Les attaques antijuives démarrent par la diffusion de rumeurs, d’accusations et une attitude de suspicion. Les Juifs antiracistes qui combattent l’antisémitisme sont soupçonnés d’avoir un agenda caché, leur combat serait un moyen détourné pour défendre Netanyahou ou justifier les massacres des civils palestiniens. Jonas Pardo est l’un d’entre eux.
Pour ses contradicteurs, Jonas Pardo a plusieurs « défauts » qui pour nous sont des qualités : il refuse de mettre en opposition la lutte contre l’antisémitisme et la solidarité avec les Palestiniens, combat l’antisémitisme d’où qu’il vienne, refuse tant sa minimisation que son instrumentalisation par les droites, ou même par le gouvernement israélien. Il combat les théories qui s’inscrivent dans l’imaginaire raciste du choc des civilisations, telle que la théorie du nouvel antisémitisme ou la théorie du philosémitisme d’État, refuse que la lutte contre l’antisémitisme ne serve de prétexte à l’islamophobie. Il s’affaire à faire converger les mémoires et les luttes antiracistes. En 2021 il organisait avec le RAAR un hommage à Ilan Halimi et toutes les victimes des crimes racistes, ce qui lui a valu d’être insulté en direct sur la chaîne I24. Parce que ses positions s’inscrivent en contradiction avec les narratifs dominants actuellement, à gauche comme à droite, il est la cible de violentes attaques.

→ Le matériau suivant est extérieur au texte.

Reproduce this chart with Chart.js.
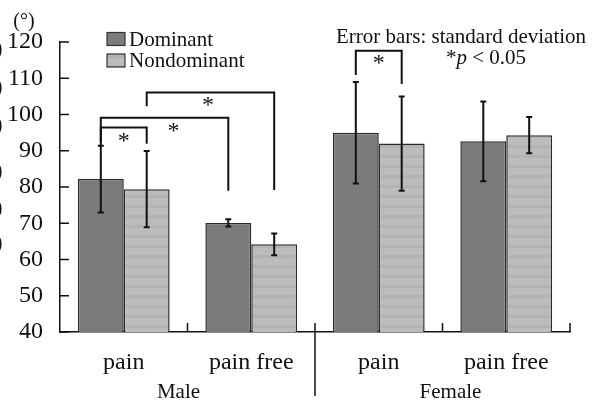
<!DOCTYPE html>
<html>
<head>
<meta charset="utf-8">
<style>
  html, body { margin: 0; padding: 0; background: #fff; }
  #wrap { width: 600px; height: 401px; position: relative; }
</style>
<script src="https://cdn.jsdelivr.net/npm/chart.js"></script>
</head>
<body>
<div id="wrap"><canvas id="romChart"></canvas></div>
<script>
// data
const categories = ['pain', 'pain free', 'pain', 'pain free'];
const groups = ['Male', 'Female'];
const dominant = [82.2, 70.1, 95.0, 92.6];
const dominantSD = [9.2, 1.0, 14.0, 11.0];
const nondominant = [79.4, 64.2, 92.0, 94.3];
const nondominantSD = [10.5, 3.0, 13.0, 5.0];
// significance brackets: [dataset, index] ends, line level, leg ends, star level
const brackets = [
  { a: [0, 0], b: [1, 0], top: 96.4, endA: 91.6, endB: 91.9, star: 93.7, starAt: 0.5 },
  { a: [0, 0], b: [0, 1], top: 99.1, endA: 92.5, endB: 79.0, star: 96.6, starAt: 0.57 },
  { a: [1, 0], b: [1, 1], top: 106.1, endA: 102.3, endB: 79.2, star: 103.7, starAt: 0.48 },
  { a: [0, 2], b: [1, 2], top: 117.6, endA: 110.9, endB: 108.4, star: 115.3, starAt: 0.5 }
];

const SERIF = '"Liberation Serif", "Times New Roman", serif';
const INK = '#111';

// striped fill for the light bars
function stripes() {
  const c = document.createElement('canvas');
  c.width = 4; c.height = 10;
  const g = c.getContext('2d');
  g.fillStyle = '#bcbcbc';
  g.fillRect(0, 0, 4, 10);
  g.fillStyle = '#b3b3b3';
  g.fillRect(0, 5, 4, 3);
  return g.createPattern(c, 'repeat');
}

const extras = {
  id: 'extras',
  afterDatasetsDraw(chart) {
    const ctx = chart.ctx;
    const x = chart.scales.x, y = chart.scales.y;
    const area = chart.chartArea;
    ctx.save();
    ctx.strokeStyle = INK;
    ctx.fillStyle = INK;

    // error bars
    const sds = [dominantSD, nondominantSD];
    ctx.lineWidth = 2;
    chart.data.datasets.forEach((ds, d) => {
      chart.getDatasetMeta(d).data.forEach((bar, i) => {
        const hi = y.getPixelForValue(ds.data[i] + sds[d][i]);
        const lo = y.getPixelForValue(ds.data[i] - sds[d][i]);
        ctx.beginPath();
        ctx.moveTo(bar.x, hi); ctx.lineTo(bar.x, lo);
        ctx.moveTo(bar.x - 3, hi); ctx.lineTo(bar.x + 3, hi);
        ctx.moveTo(bar.x - 3, lo); ctx.lineTo(bar.x + 3, lo);
        ctx.stroke();
      });
    });

    // brackets
    ctx.font = '24px ' + SERIF;
    ctx.textAlign = 'center';
    ctx.textBaseline = 'alphabetic';
    brackets.forEach(br => {
      const xa = chart.getDatasetMeta(br.a[0]).data[br.a[1]].x;
      const xb = chart.getDatasetMeta(br.b[0]).data[br.b[1]].x;
      const yt = y.getPixelForValue(br.top);
      ctx.beginPath();
      ctx.moveTo(xa, y.getPixelForValue(br.endA));
      ctx.lineTo(xa, yt);
      ctx.lineTo(xb, yt);
      ctx.lineTo(xb, y.getPixelForValue(br.endB));
      ctx.stroke();
      ctx.fillText('*', xa + (xb - xa) * br.starAt, y.getPixelForValue(br.star) + 11);
    });

    // axes ticks pointing inward
    ctx.lineWidth = 1.5;
    y.ticks.forEach(t => {
      const py = y.getPixelForValue(t.value);
      ctx.beginPath();
      ctx.moveTo(area.left, py); ctx.lineTo(area.left + 9, py);
      ctx.stroke();
    });
    const bounds = [];
    for (let i = 0; i < categories.length; i++) {
      const next = i + 1 < categories.length
        ? x.getPixelForValue(i + 1)
        : x.getPixelForValue(i) + (x.getPixelForValue(i) - x.getPixelForValue(i - 1));
      bounds.push((x.getPixelForValue(i) + next) / 2);
    }
    bounds.forEach((bx, i) => {
      ctx.beginPath();
      ctx.moveTo(bx, area.bottom - 9);
      ctx.lineTo(bx, i === 1 ? area.bottom + 64 : area.bottom);
      ctx.stroke();
    });

    // group labels
    ctx.font = '21px ' + SERIF;
    ctx.textBaseline = 'alphabetic';
    const offs = [-9, 8];
    groups.forEach((g, k) => {
      const gx = (x.getPixelForValue(2 * k) + x.getPixelForValue(2 * k + 1)) / 2 + offs[k];
      ctx.fillText(g, gx, area.bottom + 66);
    });

    // legend
    ctx.textAlign = 'left';
    ctx.textBaseline = 'middle';
    ctx.lineWidth = 1.2;
    chart.data.datasets.forEach((ds, d) => {
      const ly = 39 + d * 21.5;
      ctx.fillStyle = ds.backgroundColor;
      ctx.fillRect(107, ly - 6.5, 18, 13);
      ctx.strokeStyle = '#333';
      ctx.strokeRect(107, ly - 6.5, 18, 13);
      ctx.fillStyle = INK;
      ctx.fillText(ds.label, 129, ly + 1);
    });

    // note
    ctx.textAlign = 'center';
    ctx.textBaseline = 'alphabetic';
    ctx.fillText('Error bars: standard deviation', 461, 43);
    const parts = [['*', '21px '], ['p', 'italic 21px '], [' < 0.05', '21px ']];
    let w = 0;
    parts.forEach(p => { ctx.font = p[1] + SERIF; w += ctx.measureText(p[0]).width; });
    let px = 486 - w / 2;
    ctx.textAlign = 'left';
    parts.forEach(p => {
      ctx.font = p[1] + SERIF;
      ctx.fillText(p[0], px, 64);
      px += ctx.measureText(p[0]).width;
    });

    // unit and clipped marks at the left edge
    ctx.font = '20px ' + SERIF;
    ctx.textAlign = 'center';
    ctx.fillText('(°)', 24, 27);
    ctx.textAlign = 'right';
    [49, 87, 125, 171, 208, 243].forEach(py => ctx.fillText(')', 2.5, py + 6));
    ctx.restore();
  }
};

new Chart(document.getElementById('romChart'), {
  type: 'bar',
  data: {
    labels: categories,
    datasets: [
      { label: 'Dominant', data: dominant, backgroundColor: '#7b7b7b',
        borderColor: '#2a2a2a', borderWidth: 1.5 },
      { label: 'Nondominant', data: nondominant, backgroundColor: stripes(),
        borderColor: '#2a2a2a', borderWidth: 1.5 }
    ]
  },
  options: {
    responsive: true,
    maintainAspectRatio: false,
    animation: false,
    datasets: { bar: { categoryPercentage: 0.72, barPercentage: 1.0 } },
    layout: { padding: { top: 42, right: 30, left: 0, bottom: 0 } },
    plugins: { legend: { display: false }, tooltip: { enabled: false } },
    scales: {
      x: {
        grid: { display: false, drawTicks: false },
        border: { display: true, color: INK, width: 1.5 },
        ticks: { font: { family: SERIF, size: 24 }, color: INK, padding: 16, maxRotation: 0 },
        afterFit(s) { s.height = 69; }
      },
      y: {
        min: 40, max: 120,
        grid: { display: false, drawTicks: false },
        border: { display: true, color: INK, width: 1.5 },
        ticks: { stepSize: 10, font: { family: SERIF, size: 24 }, color: INK, padding: 17 },
        afterFit(s) { s.width = 60; }
      }
    }
  },
  plugins: [extras]
});
</script>
</body>
</html>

Tous les moyens sont bons pour salir son travail : mauvaise foi, diffusion de rumeurs calomnieuses, publications sur les réseaux sociaux de vidéos découpées de manière à lui faire dire l’inverse de ce qu’il défend… (...)
Alors que ni Jonas Pardo ni Robert Hirsch, ne se sont jamais revendiqués du sionisme, Daniel Schneidermann leur applique ce qualificatif comme une accusation qui disqualifierait leur propos sur l’antisémitisme. L’accusation de « sionisme » appliquée à des personnes qui ne s’en réclament pas est une pratique qui s’inscrit dans une longue histoire d’attaques contre des militant·es, juifs ou entretenant une sociabilité avec des personnes juives.
Artur London, dirigeant communiste Tchèque passé par les brigades internationales a été qualifié de « sioniste » lors des Procès de Prague au côté de 13 autres dirigeants du Parti. La ligue juive contre le sionisme égyptienne a été dissoute pour prétendu « sionisme » dans les années 1950 ; Frantz fanon a été accusé de « sionisme » par un militant rival du fait de sa sociabilité avec des médecins juifs et communistes algériens, lorsqu’il soignait des blessés du FLN à Tunis. (...)
Sans tracer une équivalence entre antisionisme et antisémitisme, Jonas Pardo appelle simplement à la lucidité face aux discours antisémites qui peuvent prendre le masque de l’antisionisme conspirationniste, ou prendre pour prétexte la solidarité avec la Palestine sans faire avancer d’un iota la cause palestinienne. Celles et ceux qui cherchent à le dépeindre en acteur d’un agenda caché visant à détruire la gauche et la solidarité avec la Palestine ne le lisent pas, ne l’écoutent pas, ou bien de manière sélective et malveillante. Il suffirait pour eux d’ouvrir le Petit manuel imprimé en juin 2024 pour y lire une dénonciation des massacres à Gaza (...)
Non, la critique des errements de la gauche en matière de lutte contre l’antisémitisme ou la dénonciation de propos et autres visuels antisémites ne sont pas un complot contre le mouvement social ou de solidarité avec la Palestine, mais un moyen de les renforcer et une exigence politique légitime.